In Alabama, meanwhile, when Adia Winfrey was exploring a 2018 run for Congress, a senior party official told her there was “no point” continuing with her nascent campaign. The problem? As a Black candidate, she seemed unelectable.
And in Michigan, 2018 congressional candidate Suneel Gupta, an Indian-American, heard similar concerns. As Gupta recounts, the rationale from some local Democrats was, “I’m not racist, but my neighbor is racist … so I don’t think you’d be a strong a candidate.”
As a political scientist and former congressional candidate, I think these comments reflect a subtle yet pervasive form of discrimination in politics. It’s something I call “strategic discrimination.”
Other people’s views
Strategic discrimination occurs when a party leader, donor or primary voter worries that others will object to a candidate’s identity. As a result, these key actors may not endorse, fund or vote for candidates who fall outside the norm due to their race, gender, ethnicity, religion or sexual orientation.
The problem is not direct bias or animosity. Rather, strategic discrimination is driven by concerns about other people’s views.

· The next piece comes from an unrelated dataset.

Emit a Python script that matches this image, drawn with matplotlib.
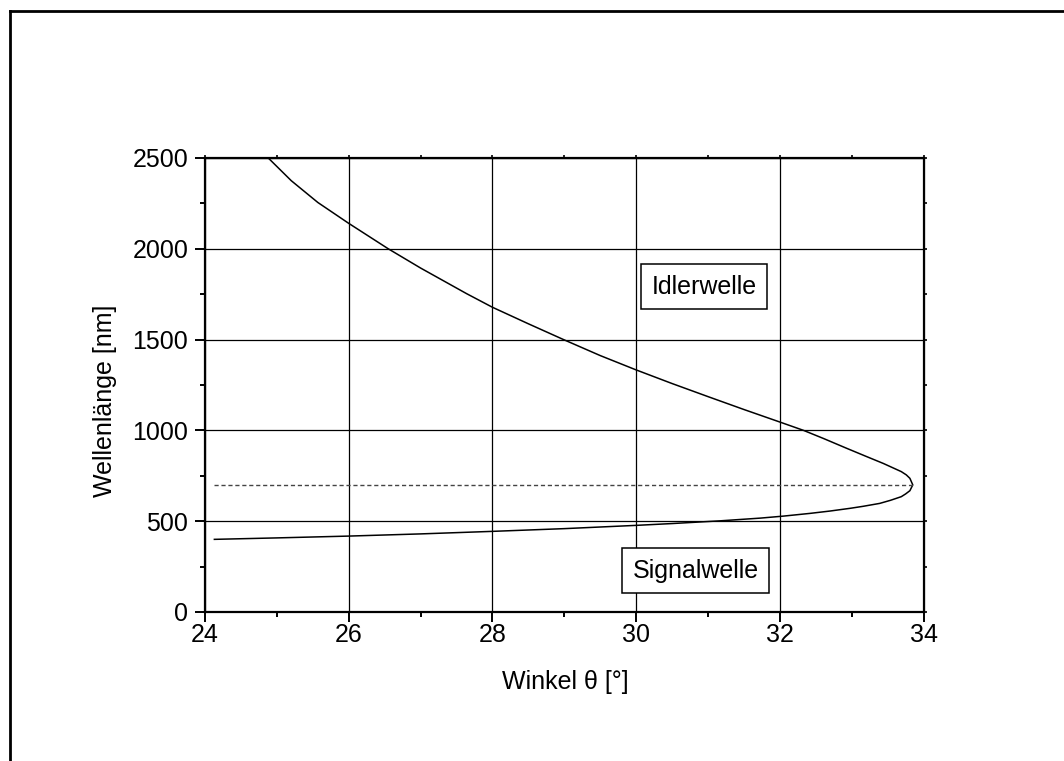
import numpy as np
import matplotlib as mpl
import matplotlib.pyplot as plt
from matplotlib.lines import Line2D
from matplotlib.ticker import MultipleLocator

# one tuning curve, idler branch (top) through the turning point to the signal branch
THETA = [24.88, 25.20, 25.57, 26.00, 26.55, 27.00, 27.64, 28.00, 28.50, 28.99,
         29.50, 30.00, 30.50, 31.00, 31.50, 32.00, 32.33, 32.61, 32.92, 33.20,
         33.44, 33.69, 33.76, 33.81, 33.85, 33.81, 33.75, 33.69, 33.54, 33.39,
         33.16, 32.98, 32.70, 32.42, 32.05, 31.73, 31.17, 30.50, 30.00, 29.00,
         28.00, 27.00, 26.00, 25.00, 24.13]
WAVELENGTH = [2500, 2375, 2255, 2140, 2000, 1894, 1753, 1678, 1587, 1500,
              1412, 1333, 1258, 1186, 1115, 1046, 1000, 955, 903, 857,
              818, 773, 755, 736, 700, 668, 650, 635, 615, 598,
              582, 571, 556, 543, 528, 517, 502, 487, 477, 459,
              444, 430, 418, 408, 400]
DEGEN_THETA = [24.13, 33.85]
DEGEN_NM = [700, 700]

LABELS = ["Idlerwelle", "Signalwelle"]
LABEL_POS = [(30.95, 1790), (30.83, 226)]


mpl.rcParams.update({
    "font.family": "sans-serif",
    "font.sans-serif": ["Liberation Sans", "DejaVu Sans"],
    "font.size": 18,
})

fig = plt.figure(figsize=(10.64, 7.61), dpi=100)
ax = fig.add_axes([0.1927, 0.1958, 0.6753, 0.5966])

ax.plot(THETA, WAVELENGTH, color="black", lw=1.1, zorder=3)
ax.plot(DEGEN_THETA, DEGEN_NM, color="#444444", lw=1.0, dashes=(3, 2), zorder=3)

for txt, (x, y) in zip(LABELS, LABEL_POS):
    ax.text(x, y, txt, ha="center", va="center", fontsize=18, zorder=4,
            bbox=dict(boxstyle="square,pad=0.42", fc="white", ec="black", lw=1.1))

ax.set_xlim(24, 34)
ax.set_ylim(0, 2500)
ax.xaxis.set_major_locator(MultipleLocator(2))
ax.xaxis.set_minor_locator(MultipleLocator(1))
ax.yaxis.set_major_locator(MultipleLocator(500))
ax.yaxis.set_minor_locator(MultipleLocator(250))
ax.grid(True, which="major", color="black", lw=0.9)
ax.set_axisbelow(True)

for s in ax.spines.values():
    s.set_linewidth(1.6)
ax.tick_params(which="both", direction="out", width=1.4, labelsize=18)
ax.tick_params(axis="x", which="major", length=7, pad=1)
ax.tick_params(axis="x", which="minor", length=3.5)
ax.tick_params(axis="y", which="major", length=7, pad=5)
ax.tick_params(axis="y", which="minor", length=3.5)

# small outward ticks on the opposite sides
top = ax.secondary_xaxis("top")
top.xaxis.set_major_locator(MultipleLocator(1))
top.tick_params(direction="out", length=2, width=1.2, labeltop=False)
right = ax.secondary_yaxis("right")
right.yaxis.set_major_locator(MultipleLocator(250))
right.tick_params(direction="out", length=2, width=1.2, labelright=False)

ax.set_xlabel("Winkel θ [°]", fontsize=18)
ax.set_ylabel("Wellenlänge [nm]", fontsize=18)
ax.xaxis.set_label_coords(0.501, -0.128)
ax.yaxis.set_label_coords(-0.1225, 0.465)

# page frame, top and left edges only
fig.add_artist(Line2D([10 / 1064, 1.0], [1 - 10.5 / 761, 1 - 10.5 / 761], color="black", lw=2))
fig.add_artist(Line2D([10 / 1064, 10 / 1064], [0.0, 1 - 10.5 / 761], color="black", lw=2))

fig.savefig("out.png", dpi=100, facecolor="white")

As was on full display in the 2020 Democratic primary, even liberals who typically value diversity can engage in strategic discrimination if they think others are biased.
In focus groups, for example, Black Democratic primary voters said they saw promise in Kamala Harris’ candidacy, but they hesitated to support her because they worried America wouldn’t elect a Black woman.
Strategic discrimination typically occurs prior to a primary election. Of course, party leaders want to support candidates who share their policy views. But they also want to win. So when they are deciding whom to support, party chairs, delegates, donors and elected officials make speculative, anticipatory judgments about how candidates will perform in the general election.
In this “futures market” of politics, diverse candidates are at a sharp disadvantage. In my research, I’ve found that Americans see hypothetical white male candidates as more electable than equally qualified Black women, white women and, to a lesser degree, Black men.
The perceived electability gap is especially severe for women of color. Studies I’ve conducted show that Black women are viewed as much less competitive than either white women or Black men. Compared to a white man with the same education and experience in elected office, a Black woman is nearly a third less likely to be considered “very electable.”